Repeat exactly the lines running from the first line of the data to the line containing "import matplotlib.patheffects as pe", both ends included, and nothing else; drop the pictures.

━━━━

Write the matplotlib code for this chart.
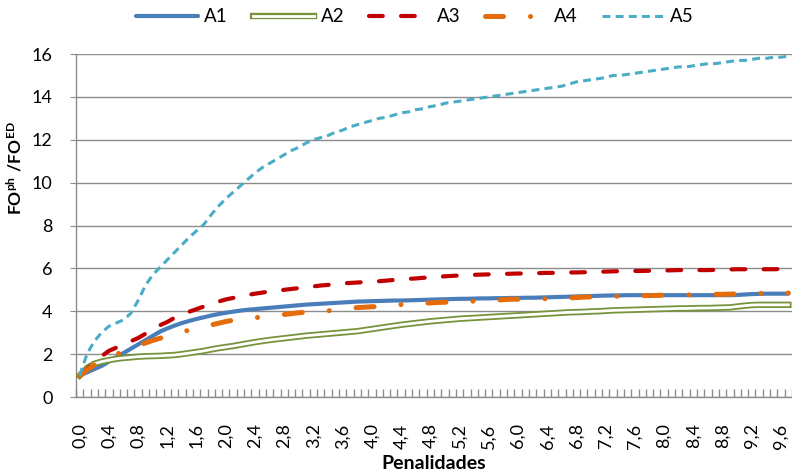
import matplotlib
matplotlib.use("Agg")
import matplotlib.pyplot as plt
import matplotlib.patheffects as pe

plt.rcParams["font.family"] = ["Lato", "DejaVu Sans"]
plt.rcParams["mathtext.fontset"] = "custom"
plt.rcParams["mathtext.rm"] = "Lato"
plt.rcParams["mathtext.bf"] = "Lato:bold"

# Penalty values on the category axis (0,0 ... 9,7)
penalidades = [k / 10 for k in range(98)]

a1 = [1.00, 1.15, 1.30, 1.45, 1.65, 1.85, 2.05, 2.25, 2.45, 2.65,
      2.85, 3.05, 3.20, 3.33, 3.45, 3.55, 3.64, 3.72, 3.80, 3.87,
      3.93, 3.98, 4.03, 4.07, 4.10, 4.13, 4.16, 4.19, 4.22, 4.25,
      4.28, 4.31, 4.33, 4.35, 4.37, 4.39, 4.41, 4.43, 4.45, 4.46,
      4.47, 4.48, 4.49, 4.50, 4.50, 4.51, 4.52, 4.53, 4.54, 4.55,
      4.56, 4.57, 4.58, 4.58, 4.59, 4.60, 4.60, 4.61, 4.61, 4.62,
      4.62, 4.63, 4.63, 4.64, 4.65, 4.66, 4.67, 4.68, 4.69, 4.70,
      4.71, 4.72, 4.73, 4.74, 4.74, 4.75, 4.75, 4.75, 4.75, 4.75,
      4.75, 4.75, 4.75, 4.75, 4.75, 4.75, 4.75, 4.75, 4.75, 4.75,
      4.76, 4.78, 4.80, 4.81, 4.82, 4.82, 4.82, 4.82]

a2 = [1.00, 1.35, 1.55, 1.65, 1.72, 1.78, 1.82, 1.85, 1.88, 1.90,
      1.91, 1.92, 1.94, 1.96, 2.00, 2.05, 2.10, 2.15, 2.22, 2.28,
      2.33, 2.38, 2.44, 2.50, 2.56, 2.61, 2.66, 2.70, 2.74, 2.78,
      2.82, 2.86, 2.89, 2.92, 2.95, 2.98, 3.01, 3.04, 3.07, 3.12,
      3.17, 3.22, 3.27, 3.32, 3.37, 3.41, 3.45, 3.49, 3.53, 3.56,
      3.59, 3.62, 3.65, 3.67, 3.69, 3.71, 3.73, 3.75, 3.77, 3.79,
      3.81, 3.83, 3.85, 3.87, 3.89, 3.91, 3.93, 3.95, 3.96, 3.97,
      3.99, 4.00, 4.02, 4.04, 4.05, 4.06, 4.07, 4.08, 4.09, 4.10,
      4.11, 4.12, 4.13, 4.13, 4.14, 4.15, 4.15, 4.16, 4.17, 4.18,
      4.22, 4.26, 4.29, 4.30, 4.30, 4.30, 4.30, 4.30]

a3 = [1.00, 1.30, 1.60, 1.90, 2.15, 2.30, 2.45, 2.60, 2.75, 2.95,
      3.15, 3.35, 3.50, 3.70, 3.85, 3.98, 4.10, 4.22, 4.35, 4.45,
      4.55, 4.62, 4.70, 4.76, 4.82, 4.87, 4.92, 4.96, 5.00, 5.04,
      5.08, 5.12, 5.16, 5.20, 5.23, 5.27, 5.30, 5.32, 5.34, 5.36,
      5.38, 5.40, 5.43, 5.46, 5.49, 5.51, 5.53, 5.56, 5.58, 5.61,
      5.63, 5.65, 5.67, 5.69, 5.70, 5.71, 5.72, 5.74, 5.74, 5.75,
      5.76, 5.76, 5.77, 5.78, 5.79, 5.79, 5.80, 5.81, 5.81, 5.82,
      5.83, 5.84, 5.85, 5.86, 5.87, 5.87, 5.88, 5.88, 5.89, 5.90,
      5.90, 5.91, 5.92, 5.92, 5.92, 5.92, 5.92, 5.93, 5.94, 5.95,
      5.96, 5.96, 5.96, 5.96, 5.96, 5.96, 5.97, 5.97]

a4 = [1.00, 1.25, 1.50, 1.70, 1.85, 2.00, 2.10, 2.25, 2.40, 2.52,
      2.64, 2.74, 2.84, 2.94, 3.03, 3.12, 3.20, 3.28, 3.36, 3.44,
      3.52, 3.58, 3.63, 3.67, 3.70, 3.73, 3.76, 3.80, 3.85, 3.89,
      3.93, 3.96, 3.98, 4.00, 4.02, 4.06, 4.10, 4.14, 4.17, 4.19,
      4.21, 4.22, 4.25, 4.28, 4.31, 4.34, 4.35, 4.37, 4.39, 4.41,
      4.42, 4.43, 4.45, 4.46, 4.47, 4.49, 4.50, 4.52, 4.54, 4.56,
      4.56, 4.57, 4.57, 4.58, 4.58, 4.59, 4.61, 4.62, 4.64, 4.66,
      4.67, 4.68, 4.69, 4.70, 4.70, 4.71, 4.72, 4.73, 4.73, 4.74,
      4.75, 4.75, 4.76, 4.76, 4.77, 4.77, 4.78, 4.79, 4.79, 4.80,
      4.81, 4.82, 4.83, 4.83, 4.84, 4.84, 4.85, 4.85]

a5 = [1.00, 2.00, 2.60, 3.00, 3.30, 3.45, 3.60, 3.90, 4.50, 5.20,
      5.70, 6.05, 6.40, 6.75, 7.10, 7.45, 7.75, 8.05, 8.50, 8.90,
      9.25, 9.55, 9.85, 10.15, 10.45, 10.70, 10.90, 11.10, 11.30, 11.50,
      11.65, 11.85, 12.00, 12.10, 12.20, 12.35, 12.45, 12.60, 12.70, 12.80,
      12.90, 13.00, 13.05, 13.15, 13.25, 13.30, 13.40, 13.45, 13.55, 13.60,
      13.70, 13.75, 13.80, 13.85, 13.90, 13.95, 14.00, 14.05, 14.10, 14.15,
      14.20, 14.25, 14.30, 14.35, 14.40, 14.45, 14.50, 14.60, 14.70, 14.75,
      14.80, 14.85, 14.90, 15.00, 15.00, 15.05, 15.10, 15.15, 15.20, 15.25,
      15.30, 15.35, 15.40, 15.40, 15.45, 15.50, 15.55, 15.55, 15.60, 15.65,
      15.70, 15.70, 15.75, 15.80, 15.80, 15.85, 15.85, 15.90]

series_names = ["A1", "A2", "A3", "A4", "A5"]
y_ticks = [0, 2, 4, 6, 8, 10, 12, 14, 16]

grid_gray = "#8c8c8c"

fig = plt.figure(figsize=(7.92, 4.73), dpi=100)
ax = fig.add_axes([76 / 792, 1 - 397 / 473, 1 - 76 / 792, (397 - 54) / 473])

x = list(range(len(penalidades)))

ax.plot(x, a1, color="#4a7ebb", lw=3.0, solid_capstyle="round",
        solid_joinstyle="round", label=series_names[0], zorder=3)

ax.plot(x, a2, color="white", lw=2.0, label=series_names[1], zorder=3,
        path_effects=[pe.Stroke(linewidth=4.6, foreground="#77933c"), pe.Normal()])

l3, = ax.plot(x, a3, color="#c00000", lw=3.0, label=series_names[2], zorder=3,
              dash_capstyle="round")
l3.set_dashes((3.3, 4.4))

l4, = ax.plot(x, a4, color="#e46c0a", lw=3.6, label=series_names[3], zorder=3,
              dash_capstyle="round")
l4.set_dashes((3.6, 5.4, 0.01, 5.4))

l5, = ax.plot(x, a5, color="#4bacc6", lw=2.2, label=series_names[4], zorder=3,
              dash_capstyle="butt")
l5.set_dashes((2.6, 1.7))

ax.set_xlim(-0.5, len(x) - 0.5)
ax.set_ylim(0, 16)

# y axis
ax.set_yticks(y_ticks)
ax.set_yticklabels([str(v) for v in y_ticks], fontsize=13)
ax.tick_params(axis="y", length=4, color=grid_gray, pad=13)
ax.yaxis.grid(True, color=grid_gray, lw=1.0)
ax.set_axisbelow(True)

# x axis: labels every 0,4, tick marks between categories
label_pos = x[::4]
ax.set_xticks(label_pos)
ax.set_xticklabels([f"{penalidades[i]:.1f}".replace(".", ",") for i in label_pos],
                   rotation=90, fontsize=13)
ax.tick_params(axis="x", length=0, pad=19)
ax.set_xticks([k - 0.5 for k in range(len(x) + 1)], minor=True)
ax.tick_params(axis="x", which="minor", direction="in", length=6,
               color=grid_gray, width=1.0)

for side in ("top", "right"):
    ax.spines[side].set_visible(False)
for side in ("left", "bottom"):
    ax.spines[side].set_color(grid_gray)
    ax.spines[side].set_linewidth(1.0)

fig.text(434 / 792, 1 - 463 / 473, "Penalidades", fontsize=14,
         fontweight="bold", ha="center", va="center")
fig.text(15 / 792, 1 - 168 / 473, r"$\mathbf{FO^{ph}\ /FO^{ED}}$",
         rotation=90, fontsize=12.5, ha="center", va="center")

fig.legend(loc="center", bbox_to_anchor=(415 / 792, 1 - 17 / 473), ncol=5,
           frameon=False, fontsize=13.5, handlelength=3.3, columnspacing=1.3,
           handletextpad=0.35)

fig.savefig("out.png", dpi=100)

━━━━

**Expected answer**
Write the matplotlib code for this chart.
import matplotlib
matplotlib.use("Agg")
import matplotlib.pyplot as plt
import matplotlib.patheffects as pe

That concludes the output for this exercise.